もっと知ろうよ船橋ケイバ「記録にも記憶にも残る 平成20年日テレ盃」
超ハイペースがつくった日本レコード
今開催の船橋ケイバは9月27日(月)から10月1日(金)までの5日間行われる。メインは29日(水)に組まれているJpnⅡの日本テレビ盃だ。
現在、船橋競馬場で設定されている距離は千、千二、千五、千六、千七、千八、二千二百、二千四百メートルの8種類。かつては八百メートル戦や、内コースから発走の千四、3コーナーポケット発走の二千も行われていたが、近年は組まれていない。
今でも使われている距離の中で、レコードが最も多く出た年が平成20年で、今でも3つの距離でその数字、馬名が残っている。
千メートルは57秒5でスパロービート(12月11日)、千二は1分11秒5でスカーレットオペラ(7月22日)、そしてもうひとつは千八だ。ボンネビルレコードが日テレ盃で1分47秒8という驚異的な時計をマークした。
レースは武豊ナンヨーリバーが逃げたが、その内から石崎駿ナイキアディライトが絡み、1番人気の川島正フリオーソが3番手。いくら当日のダートが走りやすい状態だった(発表は不良)とはいえ、前半3F通過が33秒4で、5Fは57秒5の超ハイペースだった。
フリオーソは4コーナーで先頭をうかがい、その外からボンネビルレコードが迫る。直線は2頭の追い比べで、的場文ボンネビルが4分の3馬身差で競り勝ち。JRA勢は前年のフェブラリーS馬サンライズバッカスが出走していたが、フリオーソから5馬身も離された③着が精いっぱいだった。しかも、サンライズは57キロ、ボンネビル、フリオーソはともに58キロを背負ってのものだけに価値がある。
さらに凄いのはこのレースの千六通過のラップタイムだ。勝ちタイムから発表されているラスト1Fの数字「13秒3」を引くと1分34秒5。アブクマポーロが平成10年に記録した千六のレコード=1分35秒4を大きく上回る。前半から速いペースを好位で進み、ラストは踏ん張り合いという、ダートの本場であるアメリカのような競馬だった。
結局、船橋ダート千八のレコードを21年ぶりに塗り替えただけでなく、JRAも含めても日本レコード。この年の地方のベストレースと言っても過言ではない。
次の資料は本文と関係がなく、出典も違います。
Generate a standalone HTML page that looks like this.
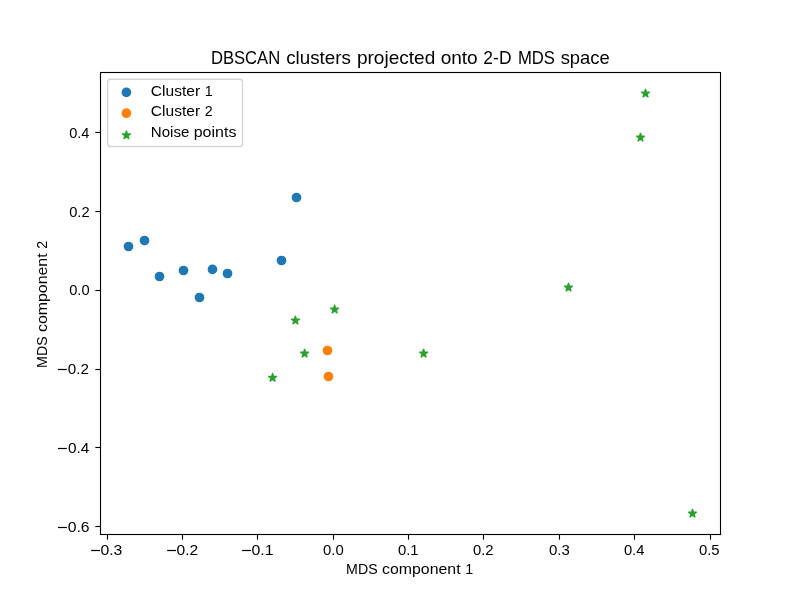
<!DOCTYPE html>
<html><head><meta charset="utf-8"><title>DBSCAN clusters</title>
<style>html,body{margin:0;padding:0;background:#fff;}svg{display:block;will-change:transform;}text{font-family:"Liberation Sans",sans-serif;fill:#000;}</style>
</head><body>
<svg width="800" height="600" viewBox="0 0 800 600">
<rect x="0" y="0" width="800" height="600" fill="#ffffff"/>
<circle cx="128.5" cy="246.5" r="4.861" fill="#1f77b4"/>
<circle cx="144.5" cy="240.5" r="4.861" fill="#1f77b4"/>
<circle cx="159.5" cy="276.5" r="4.861" fill="#1f77b4"/>
<circle cx="183.5" cy="270.5" r="4.861" fill="#1f77b4"/>
<circle cx="199.5" cy="297.5" r="4.861" fill="#1f77b4"/>
<circle cx="212.5" cy="269.4" r="4.861" fill="#1f77b4"/>
<circle cx="227.5" cy="273.5" r="4.861" fill="#1f77b4"/>
<circle cx="281.5" cy="260.5" r="4.861" fill="#1f77b4"/>
<circle cx="296.5" cy="197.5" r="4.861" fill="#1f77b4"/>
<circle cx="327.5" cy="350.5" r="4.861" fill="#ff7f0e"/>
<circle cx="328.5" cy="376.5" r="4.861" fill="#ff7f0e"/>
<polygon points="645.50,89.33 644.56,92.21 641.54,92.21 643.99,93.99 643.05,96.87 645.50,95.09 647.95,96.87 647.01,93.99 649.46,92.21 646.44,92.21" fill="#2ca02c" stroke="#2ca02c" stroke-width="1.389" stroke-linejoin="round"/>
<polygon points="640.50,133.33 639.56,136.21 636.54,136.21 638.99,137.99 638.05,140.87 640.50,139.09 642.95,140.87 642.01,137.99 644.46,136.21 641.44,136.21" fill="#2ca02c" stroke="#2ca02c" stroke-width="1.389" stroke-linejoin="round"/>
<polygon points="568.50,283.33 567.56,286.21 564.54,286.21 566.99,287.99 566.05,290.87 568.50,289.09 570.95,290.87 570.01,287.99 572.46,286.21 569.44,286.21" fill="#2ca02c" stroke="#2ca02c" stroke-width="1.389" stroke-linejoin="round"/>
<polygon points="334.60,305.28 333.66,308.16 330.64,308.16 333.09,309.94 332.15,312.82 334.60,311.04 337.05,312.82 336.11,309.94 338.56,308.16 335.54,308.16" fill="#2ca02c" stroke="#2ca02c" stroke-width="1.389" stroke-linejoin="round"/>
<polygon points="295.40,316.28 294.46,319.16 291.44,319.16 293.89,320.94 292.95,323.82 295.40,322.04 297.85,323.82 296.91,320.94 299.36,319.16 296.34,319.16" fill="#2ca02c" stroke="#2ca02c" stroke-width="1.389" stroke-linejoin="round"/>
<polygon points="304.60,349.33 303.66,352.21 300.64,352.21 303.09,353.99 302.15,356.87 304.60,355.09 307.05,356.87 306.11,353.99 308.56,352.21 305.54,352.21" fill="#2ca02c" stroke="#2ca02c" stroke-width="1.389" stroke-linejoin="round"/>
<polygon points="272.60,373.53 271.66,376.41 268.64,376.41 271.09,378.19 270.15,381.07 272.60,379.29 275.05,381.07 274.11,378.19 276.56,376.41 273.54,376.41" fill="#2ca02c" stroke="#2ca02c" stroke-width="1.389" stroke-linejoin="round"/>
<polygon points="423.60,349.33 422.66,352.21 419.64,352.21 422.09,353.99 421.15,356.87 423.60,355.09 426.05,356.87 425.11,353.99 427.56,352.21 424.54,352.21" fill="#2ca02c" stroke="#2ca02c" stroke-width="1.389" stroke-linejoin="round"/>
<polygon points="692.45,509.33 691.51,512.21 688.49,512.21 690.94,513.99 690.00,516.87 692.45,515.09 694.90,516.87 693.96,513.99 696.41,512.21 693.39,512.21" fill="#2ca02c" stroke="#2ca02c" stroke-width="1.389" stroke-linejoin="round"/>
<line x1="107.5" y1="534.5" x2="107.5" y2="539.65" stroke="#000" stroke-width="1.111"/>
<text x="100.47" y="555.00" font-size="14.2" textLength="21.91" lengthAdjust="spacingAndGlyphs">0.3</text>
<rect x="91.15" y="549.90" width="8.85" height="1.2" fill="#000"/>
<line x1="182.5" y1="534.5" x2="182.5" y2="539.65" stroke="#000" stroke-width="1.111"/>
<text x="176.48" y="555.00" font-size="14.2" textLength="21.71" lengthAdjust="spacingAndGlyphs">0.2</text>
<rect x="167.15" y="549.90" width="8.85" height="1.2" fill="#000"/>
<line x1="257.5" y1="534.5" x2="257.5" y2="539.65" stroke="#000" stroke-width="1.111"/>
<text x="251.46" y="555.00" font-size="14.2" textLength="22.08" lengthAdjust="spacingAndGlyphs">0.1</text>
<rect x="242.15" y="549.90" width="8.85" height="1.2" fill="#000"/>
<line x1="333.5" y1="534.5" x2="333.5" y2="539.65" stroke="#000" stroke-width="1.111"/>
<text x="323.00" y="555.00" font-size="14.2" textLength="20.69" lengthAdjust="spacingAndGlyphs">0.0</text>
<line x1="408.5" y1="534.5" x2="408.5" y2="539.65" stroke="#000" stroke-width="1.111"/>
<text x="398.01" y="555.00" font-size="14.2" textLength="20.64" lengthAdjust="spacingAndGlyphs">0.1</text>
<line x1="483.5" y1="534.5" x2="483.5" y2="539.65" stroke="#000" stroke-width="1.111"/>
<text x="473.01" y="555.00" font-size="14.2" textLength="20.64" lengthAdjust="spacingAndGlyphs">0.2</text>
<line x1="559.5" y1="534.5" x2="559.5" y2="539.65" stroke="#000" stroke-width="1.111"/>
<text x="548.90" y="555.00" font-size="14.2" textLength="20.85" lengthAdjust="spacingAndGlyphs">0.3</text>
<line x1="634.5" y1="534.5" x2="634.5" y2="539.65" stroke="#000" stroke-width="1.111"/>
<text x="623.91" y="555.00" font-size="14.2" textLength="20.54" lengthAdjust="spacingAndGlyphs">0.4</text>
<line x1="710.5" y1="534.5" x2="710.5" y2="539.65" stroke="#000" stroke-width="1.111"/>
<text x="698.90" y="555.00" font-size="14.2" textLength="20.69" lengthAdjust="spacingAndGlyphs">0.5</text>
<line x1="95.35" y1="132.5" x2="100.5" y2="132.5" stroke="#000" stroke-width="1.111"/>
<text x="69.17" y="138.00" font-size="14.2" textLength="20.27" lengthAdjust="spacingAndGlyphs">0.4</text>
<line x1="95.35" y1="211.5" x2="100.5" y2="211.5" stroke="#000" stroke-width="1.111"/>
<text x="69.16" y="217.00" font-size="14.2" textLength="20.48" lengthAdjust="spacingAndGlyphs">0.2</text>
<line x1="95.35" y1="290.5" x2="100.5" y2="290.5" stroke="#000" stroke-width="1.111"/>
<text x="69.16" y="295.00" font-size="14.2" textLength="20.43" lengthAdjust="spacingAndGlyphs">0.0</text>
<line x1="95.35" y1="369.5" x2="100.5" y2="369.5" stroke="#000" stroke-width="1.111"/>
<text x="67.89" y="374.00" font-size="14.2" textLength="21.17" lengthAdjust="spacingAndGlyphs">0.2</text>
<rect x="58.00" y="368.90" width="8.85" height="1.2" fill="#000"/>
<line x1="95.35" y1="447.5" x2="100.5" y2="447.5" stroke="#000" stroke-width="1.111"/>
<text x="67.98" y="453.00" font-size="14.2" textLength="21.38" lengthAdjust="spacingAndGlyphs">0.4</text>
<rect x="58.00" y="447.90" width="8.85" height="1.2" fill="#000"/>
<line x1="95.35" y1="526.5" x2="100.5" y2="526.5" stroke="#000" stroke-width="1.111"/>
<text x="67.67" y="532.00" font-size="14.2" textLength="21.86" lengthAdjust="spacingAndGlyphs">0.6</text>
<rect x="58.00" y="526.90" width="8.85" height="1.2" fill="#000"/>
<rect x="100.5" y="72.5" width="620" height="462" fill="none" stroke="#000" stroke-width="1.111"/>
<text x="210.89" y="63.70" font-size="18.4" textLength="69.35" lengthAdjust="spacingAndGlyphs">DBSCAN</text><text x="286.24" y="63.70" font-size="18.4" textLength="64.67" lengthAdjust="spacingAndGlyphs">clusters</text><text x="356.91" y="63.70" font-size="18.4" textLength="78.35" lengthAdjust="spacingAndGlyphs">projected</text><text x="440.66" y="63.70" font-size="18.4" textLength="37.05" lengthAdjust="spacingAndGlyphs">onto</text><text x="483.36" y="63.70" font-size="18.4" textLength="28.15" lengthAdjust="spacingAndGlyphs">2-D</text><text x="517.91" y="63.70" font-size="18.4" textLength="37.10" lengthAdjust="spacingAndGlyphs">MDS</text><text x="560.66" y="63.70" font-size="18.4" textLength="49.10" lengthAdjust="spacingAndGlyphs">space</text>
<text x="346.12" y="573.60" font-size="14.5" textLength="31.50" lengthAdjust="spacingAndGlyphs">MDS</text><text x="382.04" y="573.60" font-size="14.5" textLength="78.58" lengthAdjust="spacingAndGlyphs">component</text><text x="465.34" y="573.60" font-size="14.5" textLength="7.93" lengthAdjust="spacingAndGlyphs">1</text>
<g transform="rotate(-90 47.2 367.875511)"><text x="47.20" y="367.88" font-size="14.5" textLength="31.50" lengthAdjust="spacingAndGlyphs">MDS</text><text x="83.12" y="367.88" font-size="14.5" textLength="78.58" lengthAdjust="spacingAndGlyphs">component</text><text x="166.42" y="367.88" font-size="14.5" textLength="7.93" lengthAdjust="spacingAndGlyphs">2</text></g>
<rect x="107.6" y="79.3" width="134.9" height="67.2" rx="2.8" ry="2.8" fill="#ffffff" fill-opacity="0.8" stroke="#cccccc" stroke-opacity="0.8" stroke-width="1.389"/>
<circle cx="126.4" cy="92.4" r="4.861" fill="#1f77b4"/>
<circle cx="126.4" cy="113.2" r="4.861" fill="#ff7f0e"/>
<polygon points="126.40,131.03 125.46,133.91 122.44,133.91 124.89,135.69 123.95,138.57 126.40,136.79 128.85,138.57 127.91,135.69 130.36,133.91 127.34,133.91" fill="#2ca02c" stroke="#2ca02c" stroke-width="1.389" stroke-linejoin="round"/>
<text x="150.80" y="95.70" font-size="14.5" textLength="49.29" lengthAdjust="spacingAndGlyphs">Cluster</text><text x="204.81" y="95.70" font-size="14.5" textLength="7.93" lengthAdjust="spacingAndGlyphs">1</text>
<text x="150.80" y="116.00" font-size="14.5" textLength="49.29" lengthAdjust="spacingAndGlyphs">Cluster</text><text x="204.81" y="116.00" font-size="14.5" textLength="7.93" lengthAdjust="spacingAndGlyphs">2</text>
<text x="150.80" y="137.00" font-size="14.5" textLength="38.53" lengthAdjust="spacingAndGlyphs">Noise</text><text x="193.74" y="137.00" font-size="14.5" textLength="42.67" lengthAdjust="spacingAndGlyphs">points</text>
</svg></body></html>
前走はともに帝王賞。この時は①着フリオーソで、②着がボンネビルレコード。その前のダイオライト記念でも同じ結果で、ようやくここで宿敵を負かしたことになる。
ただし、この後、2頭の明暗は分かれた。
負けたフリオーソは当時4歳で、ここからさらにタイトルを上積みするが、6歳だったボンネビルは10歳暮れまで走り、②着が3回、③着が5回あるが勝ち鞍はなし。それでも名前の通り、“レコード”を残したと同時に、オールドファンには記憶に残る日テレ盃となっている。